Passado e Presente
Foi em uma ida ao médico, levar o nosso genitor que eu e meu irmão mais velho ficamos sabendo de coisas interessantes que estavam no tesouro do coração de meu pai.
Saímos cedo pra pegarmos a estrada desafogada. E o tempo todo saía um história da memória de meu pai que nos encantava.
O caçula atento ao volante dava aquele sorriso maroto torcendo os lábios carnudos.
Era um filme que na cabeça do patriarca, saía tudo humoristicamente. Ele relembrava as idas ao glorioso Piauí em décadas passadas sempre em busca de saúde. Dele não, sempre da Rosa, isso mesmo, Rosa de registro e em pessoa. Foi a moça que encantou o coração dele e que hoje é nossa rainha do lar.
Falava de histórias tristes em tempos difíceis e como fazia para levá-la ao médico na capital vizinha. A parada em Timon, era na casa da comadre Preta, madrinha do caçula. E ali ficavam dias indo, e vindo ao médico na capital ligada pela ponte metálica que une os estados vizinhos: Maranhão e Piauí.
Era sofrimento, ela era muito doentia e eu tinha medo de ficar com a gurizada toda sozinho e pensava cá dentro quem era que ia me querer com tanto menino pra criar se esta mulher morrer- dizia ele brincando no banco de trás. Só pra ele naquele dia e mais ninguém. Era prioridade dele mesmo, já estava com setenta anos, tem todo direito.
Tudo parecia nostalgia, era realidade, saía tudo coerentemente, sem as palavras tropeçarem.
Vinha na lembrança dele que quantas vezes ia a Timon com sacos nas costas, ora de coisas da roça, ora do pomar de casa para vender e fazer uns trocados para ajudar nas despesas de casa que um amontoado de doentes e acompanhantes se acomodavam.
Ele lembrava de tudo e contava com ar de alegria, porque hoje está tudo diferente. Filhos criados, esposa ao lado e a família toda e eles aposentados com toda graça que Deus tem dado. Tudo que dizia comparava com o hoje chamado presente, que faz a gente sentir e entender e valorizar o porquê das coisas.
Chegamos na clínica ainda estava fechada. Toinho pegou a senha, ele e eu sentamos, pai foi ao banheiro, logo voltou e ficamos ali com outros pacientes à espera do médico.
Foi atendido, o médico deu lhe uns esfregas de palavras duras, pois fazia 1 ano e meio que Francisco da Silva, lá nem pisava, ele se explicou e foi bem orientado a cuidar do sacrário humano que pulsa sangue até longínquos capilares. Ganhou remédios. Tomou os ainda na clínica, a pressão estava dezessete por dez, fez exames e perto do meio-dia saímos pra repetir o percurso, porém as histórias seriam outras, de fato foram.
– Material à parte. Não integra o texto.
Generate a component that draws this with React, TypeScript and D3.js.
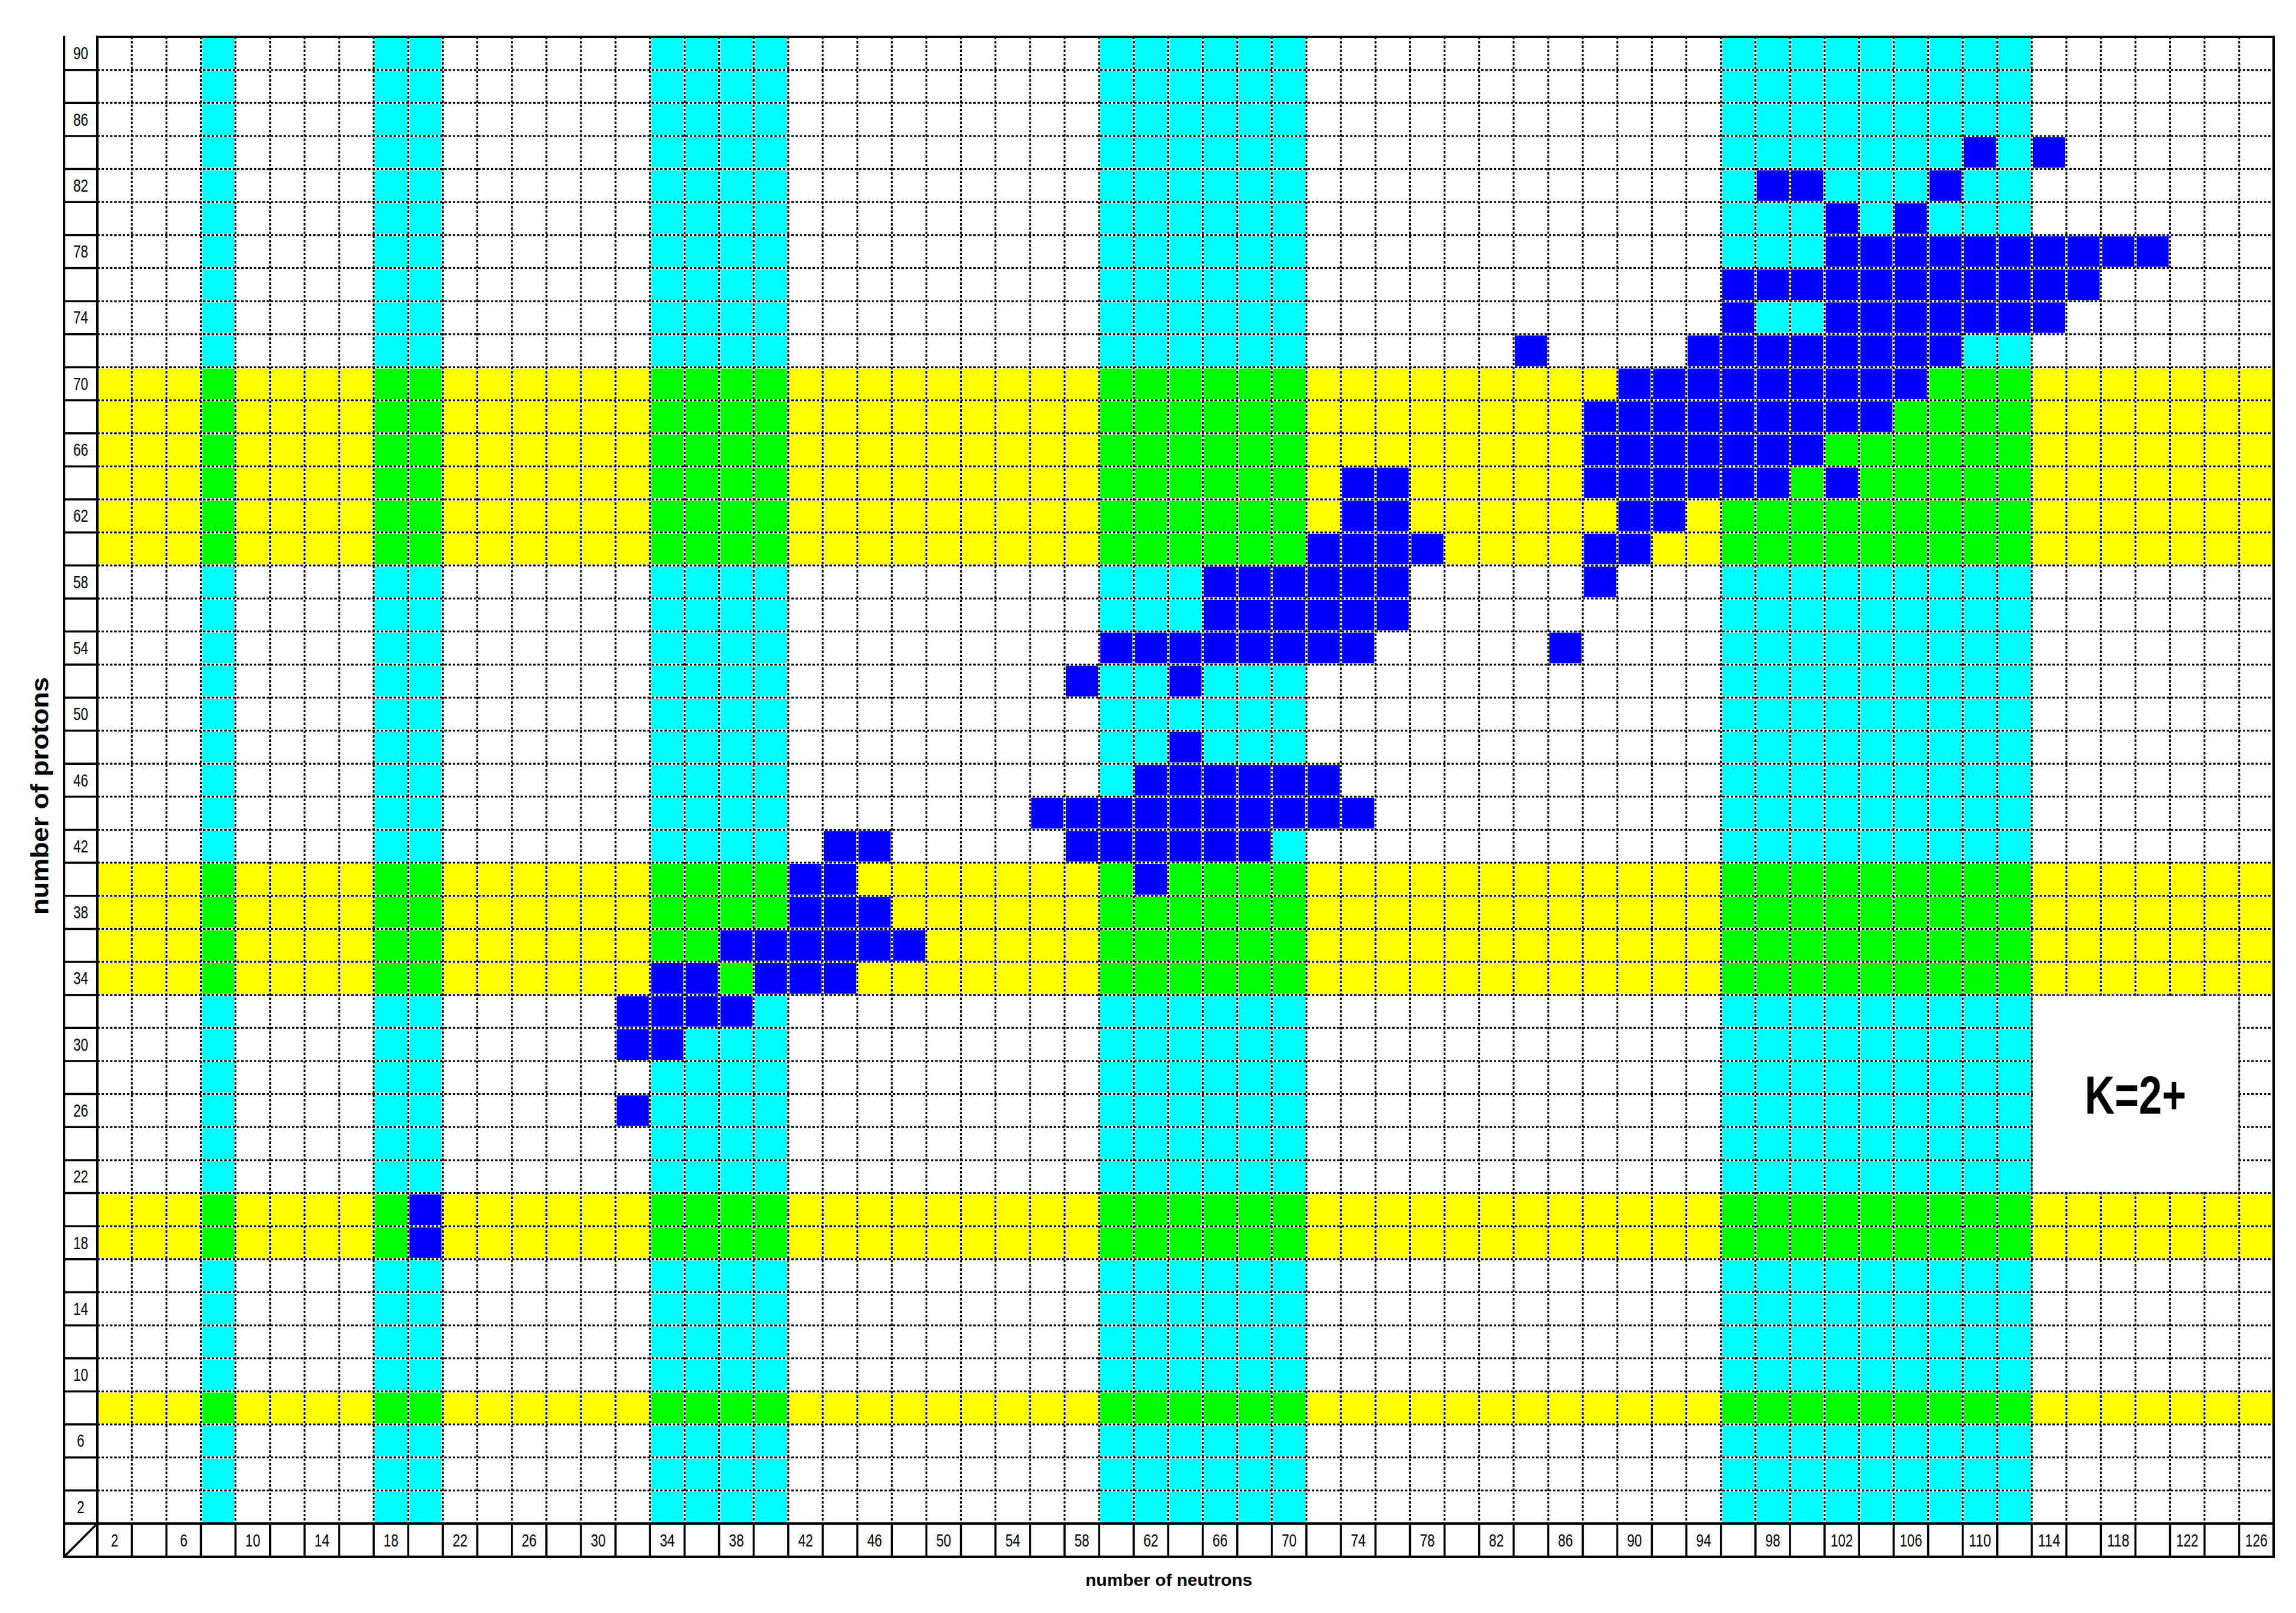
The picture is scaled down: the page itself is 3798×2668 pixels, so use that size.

Lembrava que não havia transporte coletivo, as pessoas pagavam jipes, carros da época para transportá-los.
Foi lembrada uma viagem no ano de 1976, quando Rosa foi levada a tratamento pós-parto e que o menino havia ficado sob cuidado da dindinha Bita do Louro Camilo. E que em uma certa madrugada, saiu embrulhado em trapos nos braços de seu pai ao encontro de sua mãe, pois o nascido nem tinha sentido o cheiro do leite materno, e nem recebido o colostro para fortalecer-se e enfrentar a vida.
Papeiro, colher, lata de massa e pacote de leite iam em sacos de panos, junto aos panos de vestimentas. O mingau ia embrulhado para não esfriar e no balanço do carro quando o pivete chorava seu pai tacava lhe a mamadeira de mingau.
Papai relembrava porque naquele dia ele levava embrulhado o menino e agora ele que estava sendo levado ao médico pelos filhos mais velho e mais novo, no transporte do filho, que hoje está vivo apesar dos muitos desafios superados.